Factors Affecting the Interaction Based on Compassion and Shame in Mother-Child Relationship: A Qualitative Study

Document Type : Original Article


1 PhD student, Department of Psychology, Shahrekord Branch, Islamic Azad University, Shahrekord, Iran

2 Associate Professor, Department of Psychology, Shahrekord Branch, Islamic Azad University, Shahrekord, Iran

3 Professor, Department of Psychology, Shahrekord Branch, Islamic Azad University, Shahrekord, Iran

4 Assistant Professor, Department of Psychology, Shahrekord Branch, Islamic Azad University, Shahrekord, Iran


Introduction: The first years of life are a critical period for a child due to the development of basic functions such as behavior, emotions, and motivation.

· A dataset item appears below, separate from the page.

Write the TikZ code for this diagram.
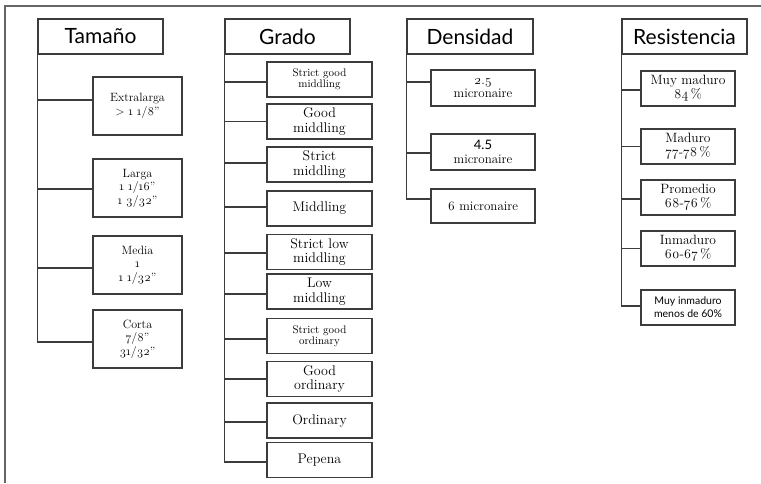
\documentclass[tikz,border=0pt]{standalone}
\usepackage{fontspec}
\setmainfont{Latin Modern Roman}[Numbers=OldStyle]
\newfontfamily\hfont{Lato}
\definecolor{lc}{HTML}{3C3C3C}
\definecolor{fc}{HTML}{666666}
\tikzset{
  hdr/.style={draw=lc, line width=1.5pt, minimum width=125pt, minimum height=35pt, inner sep=0pt, font=\hfont\fontsize{21}{21}\selectfont},
  itm/.style={draw=lc, line width=1.5pt, inner sep=0pt, align=center, font=\fontsize{12}{13.5}\selectfont},
  tn/.style={lc, line width=1.5pt},
  tk/.style={lc, line width=2.6pt},
}
\begin{document}
\begin{tikzpicture}[x=1pt,y=-1pt]
\useasboundingbox (0,0) rectangle (761,483);
\draw[fc, line width=1.5pt] (5,483) -- (5,6) -- (761,6);
% Tamaño
\node[hdr] (t) at (100.5,36.5) {Tamaño};
\begin{scope}[every node/.append style={itm, minimum width=89pt, minimum height=58pt}]
\node (t1) at (137.5,106) {Extralarga\\> 1 1/8”};
\node (t2) at (137.5,188) {Larga\\1 1/16”\\1 3/32”};
\node (t3) at (137.5,265) {Media\\1\\1 1/32”};
\node (t4) at (137.5,339) {Corta\\7/8”\\31/32”};
\end{scope}
\draw[tn] (t.south west) |- ([yshift=-3pt]t4.west);
\draw[tn] ([yshift=6pt]t.south west |- t1.west) -- ([yshift=6pt]t1.west);
\draw[tn] ([yshift=-1pt]t.south west |- t2.west) -- ([yshift=-1pt]t2.west);
\draw[tk] ([yshift=-3pt]t.south west |- t3.west) -- ([yshift=-3pt]t3.west);
% Grado
\node[hdr] (g) at (287.5,36.5) {Grado};
\begin{scope}[every node/.append style={itm, minimum width=105pt, minimum height=35pt, font=\fontsize{14}{14.5}\selectfont}]
\node[font=\fontsize{11}{11.5}\selectfont] (g1) at (319.5,79.5) {Strict good\\middling};
\node (g2) at (319.5,121.5) {Good\\middling};
\node (g3) at (319.5,164.5) {Strict\\middling};
\node (g4) at (319.5,208.5) {Middling};
\node (g5) at (319.5,252) {Strict low\\middling};
\node (g6) at (319.5,291.5) {Low\\middling};
\node[font=\fontsize{11}{11.5}\selectfont] (g7) at (319.5,336) {Strict good\\ordinary};
\node (g8) at (319.5,379) {Good\\ordinary};
\node (g9) at (319.5,420.5) {Ordinary};
\node (g10) at (319.5,460) {Pepena};
\end{scope}
\draw[tn] (g.south west) |- ([yshift=-2pt]g10.west);
\draw[tn] ([yshift=-2.5pt]g.south west |- g1.west) -- ([yshift=-2.5pt]g1.west);
\draw[tn] (g.south west |- g2.west) -- (g2.west);
\draw[tk] ([yshift=1.5pt]g.south west |- g3.west) -- ([yshift=1.5pt]g3.west);
\draw[tn] ([yshift=1.5pt]g.south west |- g4.west) -- ([yshift=1.5pt]g4.west);
\draw[tn] ([yshift=-1pt]g.south west |- g5.west) -- ([yshift=-1pt]g5.west);
\draw[tk] ([yshift=-2.5pt]g.south west |- g6.west) -- ([yshift=-2.5pt]g6.west);
\draw[tn] ([yshift=-3pt]g.south west |- g7.west) -- ([yshift=-3pt]g7.west);
\draw[tk] (g.south west |- g8.west) -- (g8.west);
\draw[tk] ([yshift=-1.5pt]g.south west |- g9.west) -- ([yshift=-1.5pt]g9.west);
% Densidad
\node[hdr, minimum width=126pt] (d) at (470,36.5) {Densidad};
\begin{scope}[every node/.append style={itm, minimum width=104pt, minimum height=36pt, font=\fontsize{13}{13.5}\selectfont}]
\node (d1) at (483,88) {2.5\\micronaire};
\node (d2) at (483,152) {{\hfont 4.5}\\micronaire};
\node[minimum height=34pt] (d3) at (483,206) {6 micronaire};
\end{scope}
\draw[tn] (d.south west) |- ([yshift=7pt]d3.west);
\draw[tk] ([yshift=6pt]d.south west |- d1.west) -- ([yshift=6pt]d1.west);
\draw[tk] ([yshift=-1pt]d.south west |- d2.west) -- ([yshift=-1pt]d2.west);
% Resistencia
\node[hdr] (r) at (684.5,36.5) {Resistencia};
\begin{scope}[every node/.append style={itm, minimum width=94pt, minimum height=35pt, font=\fontsize{13.5}{14}\selectfont}]
\node (r1) at (688,88.5) {Muy maduro\\84\,\%};
\node (r2) at (688,146.5) {Maduro\\77-78\,\%};
\node (r3) at (688,197.5) {Promedio\\68-76\,\%};
\node (r4) at (688,248.5) {Inmaduro\\60-67\,\%};
\node[font=\hfont\fontsize{10.5}{13}\selectfont] (r5) at (688,307.5) {Muy inmaduro\\menos de 60\%};
\end{scope}
\draw[tn] (r.south west) |- ([yshift=1.5pt]r5.west);
\draw[tn] ([yshift=-1.5pt]r.south west |- r1.west) -- ([yshift=-1.5pt]r1.west);
\draw[tn] (r.south west |- r2.west) -- (r2.west);
\draw[tk] ([yshift=-1.5pt]r.south west |- r3.west) -- ([yshift=-1.5pt]r3.west);
\draw[tn] (r.south west |- r4.west) -- (r4.west);
\end{tikzpicture}
\end{document}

The child needs an environment conducive to growth and development. This environment is built through effective parental care. The present study aimed to identify the factors affecting compassion or shame in mother-child interaction.
Methods: The study was an applied one in terms of its objectives and qualitative as a grounded theory method was used for data collection. The participants were 12 mothers with 2 to 7-year-old children selected via theoretical sampling. The data were collected using in-depth and exploratory interviews with the participants. The collected data were recorded, coded, and placed into main categories. Afterward, the initial codes were identified and the categories addressing the mother-child interaction based on compassion and shame were identified using axial coding.
Results: Analysis of the qualitative data revealed that the mother-child interaction includes categories such as “parenting styles, induction of compassion, induction of shame, fear of compassion, receiving compassion from others, self-compassion, and coping styles”.
Conclusion: The findings of the present study can contribute to developing training programs for promoting compassion-based mother-child interaction, preventing the induction of shame by the mother, and improving the mother-child relationship. Counselors, psychologists, nurses, and midwives can also use the insights from this study to develop training programs for mothers.